Iraq's Sunni sheikhs take the fight to Al Qaeda in Fallujah

The State Department’s contact with the Iraqi tribal leaders increased significantly in November, according to U.S. and Iraqi officials. Indeed, in a 2012 interview, Abu-Risha told The Daily Beast that he was frozen out of contacts with the U.S. government, which preferred to deal directly with Prime Minister Nouri al-Maliki and the Iraqi government in Baghdad. Maliki himself had put out an arrest warrant for abu-Risha, a warrant that appears now to have been rescinded. Maliki in the last two months has held meetings with the Anbari leader as the threat from al Qaeda has grown.

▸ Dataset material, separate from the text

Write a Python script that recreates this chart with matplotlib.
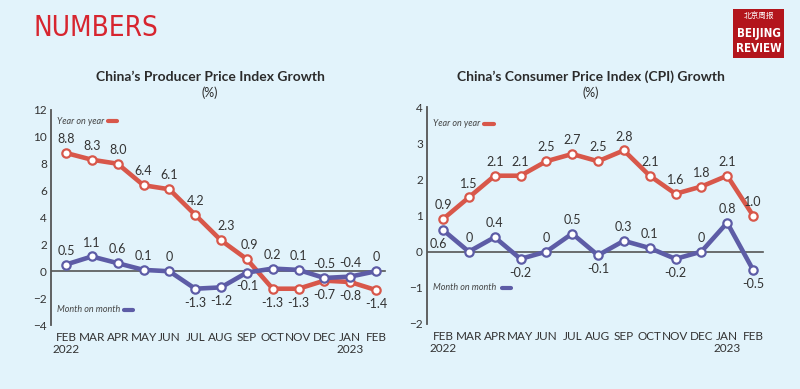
import matplotlib
matplotlib.use("Agg")
import matplotlib.pyplot as plt
from matplotlib.patches import Rectangle
from matplotlib.lines import Line2D

months = ["FEB\n2022", "MAR", "APR", "MAY", "JUN", "JUL", "AUG", "SEP",
          "OCT", "NOV", "DEC", "JAN\n2023", "FEB"]
ppi_yoy = [8.8, 8.3, 8.0, 6.4, 6.1, 4.2, 2.3, 0.9, -1.3, -1.3, -0.7, -0.8, -1.4]
ppi_mom = [0.5, 1.1, 0.6, 0.1, 0, -1.3, -1.2, -0.1, 0.2, 0.1, -0.5, -0.4, 0]
cpi_yoy = [0.9, 1.5, 2.1, 2.1, 2.5, 2.7, 2.5, 2.8, 2.1, 1.6, 1.8, 2.1, 1.0]
cpi_mom = [0.6, 0, 0.4, -0.2, 0, 0.5, -0.1, 0.3, 0.1, -0.2, 0, 0.8, -0.5]
ppi_yoy_lbl = ["8.8", "8.3", "8.0", "6.4", "6.1", "4.2", "2.3", "0.9", "-1.3", "-1.3", "-0.7", "-0.8", "-1.4"]
ppi_mom_lbl = ["0.5", "1.1", "0.6", "0.1", "0", "-1.3", "-1.2", "-0.1", "0.2", "0.1", "-0.5", "-0.4", "0"]
cpi_yoy_lbl = ["0.9", "1.5", "2.1", "2.1", "2.5", "2.7", "2.5", "2.8", "2.1", "1.6", "1.8", "2.1", "1.0"]
cpi_mom_lbl = ["0.6", "0", "0.4", "-0.2", "0", "0.5", "-0.1", "0.3", "0.1", "-0.2", "0", "0.8", "-0.5"]
# +1 above, -1 below
ppi_yoy_pos = [1, 1, 1, 1, 1, 1, 1, 1, -1, -1, -1, -1, -1]
ppi_mom_pos = [1, 1, 1, 1, 1, -1, -1, -1, 1, 1, 1, 1, 1]
cpi_yoy_pos = [1] * 13
cpi_mom_pos = [-1, 1, 1, -1, 1, 1, -1, 1, 1, -1, 1, 1, -1]
# small horizontal nudges (points) for a few labels
ppi_yoy_dx = {6: 4, 7: 2}
cpi_mom_dx = {0: -3}

RED = "#D8574A"
PURPLE = "#5D5CA6"
BG = "#E2F3FB"
TXT = "#333333"

W, H = 800, 389
fig = plt.figure(figsize=(W / 100, H / 100), dpi=100, facecolor=BG)

def fx(x):
    return x / W

def fy(y):
    return 1 - y / H

sans = ["Lato", "DejaVu Sans"]

def make_axes(left_px, right_px, top_px, bottom_px, x0_px, x12_px, ymin, ymax, zero_end_px):
    ax = fig.add_axes([fx(left_px), fy(bottom_px), fx(right_px - left_px), (bottom_px - top_px) / H])
    ax.set_facecolor("none")
    step = (x12_px - x0_px) / 12
    ax.set_xlim(-(x0_px - left_px) / step, 12 + (right_px - x12_px) / step)
    ax.set_ylim(ymin, ymax)
    for s in ["top", "right", "bottom"]:
        ax.spines[s].set_visible(False)
    ax.spines["left"].set_color("#555555")
    ax.spines["left"].set_linewidth(1.3)
    ax.tick_params(axis="x", length=0, colors=TXT, labelsize=8.5, pad=5)
    ax.tick_params(axis="y", length=0, colors=TXT, labelsize=8.5, pad=3)
    ax.set_xticks(range(13))
    ax.set_xticklabels(months, fontfamily=sans, linespacing=1.1)
    ax.set_yticks(range(ymin, ymax + 1, 2 if ymax - ymin > 8 else 1))
    for t in ax.get_yticklabels():
        t.set_fontfamily(sans)
    zx = 12 + (zero_end_px - x12_px) / step
    ax.plot([ax.get_xlim()[0], zx], [0, 0], color="#555555", lw=1.2, zorder=1)
    return ax

def draw_series(ax, vals, lbls, pos, color, dx=None):
    dx = dx or {}
    x = list(range(len(vals)))
    ax.plot(x, vals, color=color, lw=3.3, marker="o", markersize=6,
            markerfacecolor="white", markeredgecolor=color, markeredgewidth=1.6,
            solid_capstyle="round", solid_joinstyle="round", zorder=3)
    for xi, v, l, p in zip(x, vals, lbls, pos):
        ax.annotate(l, (xi, v), xytext=(dx.get(xi, 0), 10 * p), textcoords="offset points",
                    ha="center", va="center", fontsize=9, color=TXT,
                    fontfamily=sans, zorder=4)

ax1 = make_axes(51, 392, 110, 325, 66, 376, -4, 12, 385)
draw_series(ax1, ppi_yoy, ppi_yoy_lbl, ppi_yoy_pos, RED, ppi_yoy_dx)
draw_series(ax1, ppi_mom, ppi_mom_lbl, ppi_mom_pos, PURPLE)

ax2 = make_axes(427, 772, 107, 324, 443, 753, -2, 4, 763)
draw_series(ax2, cpi_yoy, cpi_yoy_lbl, cpi_yoy_pos, RED)
draw_series(ax2, cpi_mom, cpi_mom_lbl, cpi_mom_pos, PURPLE, cpi_mom_dx)

# Titles
fig.text(fx(210), fy(77), "China\u2019s Producer Price Index Growth", ha="center", va="center",
         fontsize=10, fontweight="bold", color="#2B2B2B", fontfamily=sans)
fig.text(fx(210), fy(93), "(%)", ha="center", va="center", fontsize=9, color="#2B2B2B", fontfamily=sans)
fig.text(fx(591), fy(77), "China\u2019s Consumer Price Index (CPI) Growth", ha="center", va="center",
         fontsize=10, fontweight="bold", color="#2B2B2B", fontfamily=sans)
fig.text(fx(591), fy(93), "(%)", ha="center", va="center", fontsize=9, color="#2B2B2B", fontfamily=sans)

# Legends
def legend_item(x_txt, y, text, seg_x0, seg_x1, color):
    fig.text(fx(x_txt), fy(y), text, ha="left", va="center", fontsize=6.5, style="italic",
             color="#444444", fontfamily=sans)
    fig.add_artist(Line2D([fx(seg_x0), fx(seg_x1)], [fy(y), fy(y)], color=color, lw=3,
                          solid_capstyle="round", transform=fig.transFigure))

legend_item(57, 121, "Year on year", 108, 117, RED)
legend_item(57, 310, "Month on month", 124, 133, PURPLE)
legend_item(433, 124, "Year on year", 484, 494, RED)
legend_item(433, 288, "Month on month", 502, 511, PURPLE)

# Header
fig.text(fx(34), fy(28), "NUMBERS", ha="left", va="center", fontsize=20, color="#D7252F",
         fontfamily="DejaVu Sans", fontstretch="condensed", fontweight="light")

# Logo
fig.add_artist(Rectangle((fx(733), fy(58)), fx(51), (58 - 9) / H, transform=fig.transFigure,
                         facecolor="#B3151C", edgecolor="none"))
fig.text(fx(758.5), fy(17), "北京周报", ha="center", va="center", fontsize=5.5, color="white",
         fontfamily=["Noto Sans CJK SC", "DejaVu Sans"])
fig.text(fx(758.5), fy(33), "BEIJING", ha="center", va="center", fontsize=8.3, color="white",
         fontweight="bold", fontfamily="DejaVu Sans", fontstretch="condensed")
fig.text(fx(758.5), fy(48), "REVIEW", ha="center", va="center", fontsize=8.3, color="white",
         fontweight="bold", fontfamily="DejaVu Sans", fontstretch="condensed")

fig.savefig("out.png", dpi=100, facecolor=BG)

“It has only been in the last few months that the U.S. embassy in Baghdad has been in contact with sheiks in Anbar,” said Sterling Jensen, an analyst at the National Defense University who served as the main translator for the U.S. Army in Ramadi at the beginning of the Anbar Awakening.

Jensen has remained in contact with many of the tribal leaders, including abu-Risha, since leaving Iraq. In an interview, he said al Qaeda’s affiliate in Iraq, known as the Islamic State of Iraq in the Levant (ISIL) has taken advantage of political protests that have been waged for more than a year against Maliki’s government. The protests galvanized a year ago after Rafi al-Issawi, a Sunni politician, announced he was resigning as finance minister and the Maliki government announced an investigation into alleged financial fraud and connections to Sunni death squads.